Task 14: Implement Floyd–Rivest selection: sample a small subset, use it to choose two pivots that tightly bracket the target rank, partition into three regions, and recurse into the (usually tiny) middle region. Empirically compare its comparison count for the median against plain Quickselect (target: closer to ~1.5n).
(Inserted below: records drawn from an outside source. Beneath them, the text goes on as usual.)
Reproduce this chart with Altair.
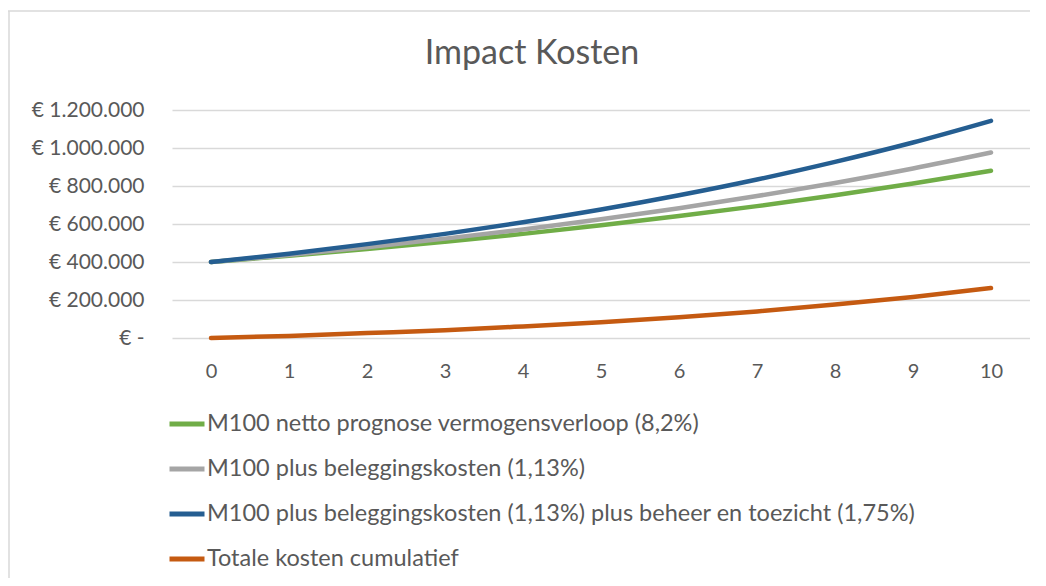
import altair as alt
import pandas as pd

years = list(range(11))
green = [400000, 433000, 468000, 507000, 548000, 593000, 642000, 694000, 751000, 813000, 880000]
gray = [400000, 437000, 478000, 523000, 571000, 625000, 683000, 747000, 816000, 892000, 976000]
blue = [400000, 444000, 494000, 548000, 609000, 676000, 751000, 834000, 927000, 1029000, 1143000]
orange = [0, 11000, 26000, 41000, 61000, 83000, 109000, 140000, 176000, 216000, 263000]

series_names = [
    "M100 netto prognose vermogensverloop (8,2%)",
    "M100 plus beleggingskosten (1,13%)",
    "M100 plus beleggingskosten (1,13%) plus beheer en toezicht (1,75%)",
    "Totale kosten cumulatief",
]
series_colors = ["#70AD47", "#A5A5A5", "#255E91", "#C55A11"]

rows = []
for name, vals in zip(series_names, [green, gray, blue, orange]):
    for x, v in zip(years, vals):
        rows.append({"jaar": x, "waarde": v, "reeks": name})
df = pd.DataFrame(rows)

FONT = "Lato"
TXT = "#595959"
W, H = 858, 228

lines = alt.Chart(df).mark_line(strokeWidth=4.5, strokeCap="round", strokeJoin="round", interpolate="monotone").encode(
    x=alt.X("jaar:O", scale=alt.Scale(type="point", padding=0.5),
            axis=alt.Axis(title=None, labelAngle=0, ticks=False, domain=False, grid=False,
                          labelFontSize=20, labelColor=TXT, labelFont=FONT, labelPadding=23)),
    y=alt.Y("waarde:Q", scale=alt.Scale(domain=[0, 1200000], nice=False),
            axis=alt.Axis(title=None, values=[0, 200000, 400000, 600000, 800000, 1000000, 1200000],
                          ticks=False, domain=False, gridColor="#D9D9D9", gridWidth=1.5,
                          labelFontSize=21, labelColor=TXT, labelFont=FONT, labelPadding=28,
                          labelExpr="datum.value == 0 ? '€ -' : '€ ' + replace(format(datum.value, ',.0f'), regexp(',', 'g'), '.')")),
    color=alt.Color("reeks:N", scale=alt.Scale(domain=series_names, range=series_colors),
                    legend=alt.Legend(title=None, orient="none", legendX=-5, legendY=294, direction="vertical",
                                      symbolType="stroke", symbolSize=1225, symbolStrokeWidth=5,
                                      labelFontSize=23.5, labelColor=TXT, labelFont=FONT, labelOffset=0,
                                      rowPadding=13, labelLimit=1000)),
    order=alt.Order("jaar:O"),
)

border_df = pd.DataFrame({"a": [0]})
top_border = alt.Chart(border_df).mark_rule(color="#D9D9D9", strokeWidth=1.5).encode(
    x=alt.value(-164), x2=alt.value(858), y=alt.value(-99))
left_border = alt.Chart(border_df).mark_rule(color="#D9D9D9", strokeWidth=1.5).encode(
    x=alt.value(-163), y=alt.value(-99), y2=alt.value(476))

chart = alt.layer(top_border, left_border, lines).properties(
    width=W, height=H,
    autosize=alt.AutoSizeParams(type="none"),
    padding={"left": 164, "top": 102, "right": 0, "bottom": 240},
    title=alt.TitleParams("Impact Kosten", fontSize=34, font=FONT, color=TXT, fontWeight="normal",
                          anchor="middle", frame="group", dx=-69, offset=-61),
).configure_view(stroke=None)

chart.save("out.html", embed_options={"renderer": "svg", "actions": False})
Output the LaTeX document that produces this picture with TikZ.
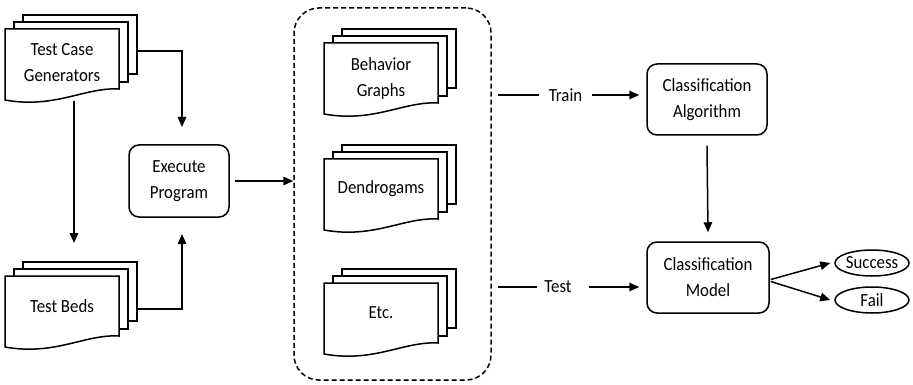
\documentclass[tikz,border=0pt]{standalone}
\usepackage{fontspec}
\setmainfont{Carlito}
\newfontfamily\lblfont{Carlito}[FakeStretch=0.91]
\usetikzlibrary{arrows.meta,calc,shapes.geometric}
\tikzset{
  lw/.style={line width=1.5pt},
  sheet/.style={draw=black,fill=white,lw,line join=miter},
  txt/.style={font=\lblfont\fontsize{18.5}{26}\selectfont},
  lbl/.style={txt,align=center,inner sep=0pt},
  procbox/.style={draw=black,lw,rounded corners=10pt,txt,align=center,inner sep=0pt},
  outbox/.style={draw=black,lw,ellipse,txt,inner sep=0pt},
  arr/.style={lw,-{Triangle[length=10pt,width=8.5pt]}},
  plain/.style={lw},
}
\newcommand\docstack[5]{% name, x, y, text, text offset
  \draw[sheet] (#2+18,#3-14) rectangle (#2+132,#3+45);
  \draw[sheet] (#2+9,#3-7) rectangle (#2+123,#3+53);
  \draw[sheet] (#2,#3) -- (#2+114,#3) -- (#2+114,#3+60)
     .. controls (#2+80,#3+58) and (#2+50,#3+80) .. (#2,#3+71) -- cycle;
  \node[inner sep=0pt,minimum width=114pt,minimum height=59pt,anchor=north west] (#1-back) at (#2+18,#3-14) {};
  \node[lbl] (#1) at (#2+57,#3+#5) {#4};
}
\begin{document}
\begin{tikzpicture}[x=1pt,y=-1pt]
\useasboundingbox (0,0) rectangle (913,385);
% container
\node[draw=black,lw,dash pattern=on 5pt off 3pt,rounded corners=25pt,
      minimum width=197pt,minimum height=372pt,inner sep=0pt] (cont) at (392.5,194) {};
% stacks
\docstack{tcg}{5}{29}{Test Case\\Generators}{34}
\docstack{tb}{5}{276}{Test Beds}{30}
\docstack{bg}{324}{43}{Behavior\\Graphs}{36}
\docstack{dg}{324}{159}{Dendrogams}{30}
\docstack{etc}{324}{283}{Etc.}{30}
% boxes
\node[procbox,minimum width=100pt,minimum height=72pt] (exec) at (179,181) {Execute\\Program};
\node[procbox,minimum width=120pt,minimum height=71pt] (alg) at (707,99.5) {Classification\\Algorithm};
\node[procbox,minimum width=122pt,minimum height=71pt] (model) at (708,277.5) {Classification\\Model};
\node[outbox,minimum width=74pt,minimum height=26pt] (succ) at (872,263) {Success};
\node[outbox,minimum width=74pt,minimum height=26pt] (fail) at (872,300) {Fail};
% labels
\node[lbl] (train) at (565.5,95) {Train};
\node[lbl] (test) at (558,287) {Test};
% helper coordinates
\coordinate (c1) at (182,51);
\coordinate (c1tip) at (182,127);
\coordinate (c2) at (182,309);
\coordinate (c2tip) at (182,234);
\coordinate (tcgbot) at (74,101);
\coordinate (tbtip) at (74,243);
% connectors
\draw[arr] (tcg-back.east |- c1) -- (c1) -- (c1tip);
\draw[arr] (tb-back.east |- c2) -- (c2) -- (c2tip);
\draw[arr] (tcgbot) -- (tbtip);
\draw[arr] ([xshift=5pt]exec.east) -- (cont.west |- exec.east);
\draw[plain] ([xshift=6pt]cont.east |- train) -- ([xshift=-10pt]train.west);
\draw[arr] ([xshift=10pt]train.east) -- ([xshift=-7pt]alg.west |- train);
\draw[plain] ([xshift=6pt]cont.east |- test) -- ([xshift=-7pt]test.west);
\draw[arr] ([xshift=17pt]test.east) -- ([xshift=-7pt]model.west |- test);
\draw[arr] ([yshift=-10pt]alg.south) -- ([yshift=9pt]model.north);
\draw[arr] ($(model.east)+(1,2)$) -- ([xshift=-4pt]succ.west);
\draw[arr] ($(model.east)+(1,4)$) -- ([xshift=-4pt]fail.west);
\end{tikzpicture}
\end{document}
Task 15: Build a selection microservice API: kth(dataset_id, k) and topk(dataset_id, k). It must (a) snapshot/copy the dataset before selecting so concurrent reads are safe, (b) use introselect for a worst-case guarantee, (c) enforce an input-size cap and a per-call timeout, and (d) expose metrics (p99 latency, fallback rate, max depth). Provide starter code in all 3 languages.
Benchmark Task¶
Compare performance across all 3 languages: time finding the median via Quickselect vs full sort, for growing n.
Go¶
package main
import (
"fmt"
"math/rand"
"sort"
"time"
)
func medianQuickselect(a []int) int {
lo, hi, k := 0, len(a)-1, (len(a)-1)/2
for lo < hi {
p := partition(a, lo, hi)
if p == k {
break
} else if k < p {
hi = p - 1
} else {
lo = p + 1
}
}
return a[k]
}
func partition(a []int, lo, hi int) int {
idx := lo + rand.Intn(hi-lo+1)
a[idx], a[hi] = a[hi], a[idx]
pivot, i := a[hi], lo-1
for j := lo; j < hi; j++ {
if a[j] < pivot {
i++
a[i], a[j] = a[j], a[i]
}
}
a[i+1], a[hi] = a[hi], a[i+1]
return i + 1
}
func main() {
sizes := []int{1000, 10000, 100000, 1000000}
for _, n := range sizes {
data := make([]int, n)
for i := range data {
data[i] = rand.Intn(1 << 30)
}
qs := append([]int(nil), data...)
start := time.Now()
medianQuickselect(qs)
tQS := time.Since(start)
st := append([]int(nil), data...)
start = time.Now()
sort.Ints(st)
_ = st[(n-1)/2]
tSort := time.Since(start)
fmt.Printf("n=%8d quickselect=%8v sort=%8v\n", n, tQS, tSort)
}
}
Java¶
import java.util.Arrays;
import java.util.Random;
public class Benchmark {
static final Random RNG = new Random();
static int medianQuickselect(int[] a) {
int lo = 0, hi = a.length - 1, k = (a.length - 1) / 2;
while (lo < hi) {
int p = partition(a, lo, hi);
if (p == k) break;
else if (k < p) hi = p - 1;
else lo = p + 1;
}
return a[k];
}
static int partition(int[] a, int lo, int hi) {
int idx = lo + RNG.nextInt(hi - lo + 1), t = a[idx];
a[idx] = a[hi]; a[hi] = t;
int pivot = a[hi], i = lo - 1;
for (int j = lo; j < hi; j++)
if (a[j] < pivot) { i++; int s = a[i]; a[i] = a[j]; a[j] = s; }
int s = a[i + 1]; a[i + 1] = a[hi]; a[hi] = s;
return i + 1;
}
public static void main(String[] args) {
int[] sizes = {1000, 10000, 100000, 1000000};
for (int n : sizes) {
int[] data = new int[n];
for (int i = 0; i < n; i++) data[i] = RNG.nextInt(1 << 30);
int[] qs = data.clone();
long s = System.nanoTime();
medianQuickselect(qs);
long tQS = System.nanoTime() - s;
int[] st = data.clone();
s = System.nanoTime();
Arrays.sort(st);
long tSort = System.nanoTime() - s;
System.out.printf("n=%8d quickselect=%6.2f ms sort=%6.2f ms%n",
n, tQS / 1e6, tSort / 1e6);
}
}
}
Python¶
import random, timeit
def median_quickselect(a):
lo, hi, k = 0, len(a) - 1, (len(a) - 1) // 2
while lo < hi:
p = partition(a, lo, hi)
if p == k: break
elif k < p: hi = p - 1
else: lo = p + 1
return a[k]
def partition(a, lo, hi):
idx = random.randint(lo, hi)
a[idx], a[hi] = a[hi], a[idx]
pivot, i = a[hi], lo - 1
for j in range(lo, hi):
if a[j] < pivot:
i += 1
a[i], a[j] = a[j], a[i]
a[i + 1], a[hi] = a[hi], a[i + 1]
return i + 1
for n in [1_000, 10_000, 100_000, 1_000_000]:
data = [random.randrange(1 << 30) for _ in range(n)]
tQS = timeit.timeit(lambda: median_quickselect(data[:]), number=3) / 3
tSort = timeit.timeit(lambda: sorted(data)[(n - 1) // 2], number=3) / 3
print(f"n={n:>8} quickselect={tQS*1000:7.2f} ms sort={tSort*1000:7.2f} ms")
Expectation: Quickselect's O(n) should pull ahead of the O(n log n) sort as n grows (note: Python's built-in sorted is C-optimized, so the crossover appears later there than in Go/Java).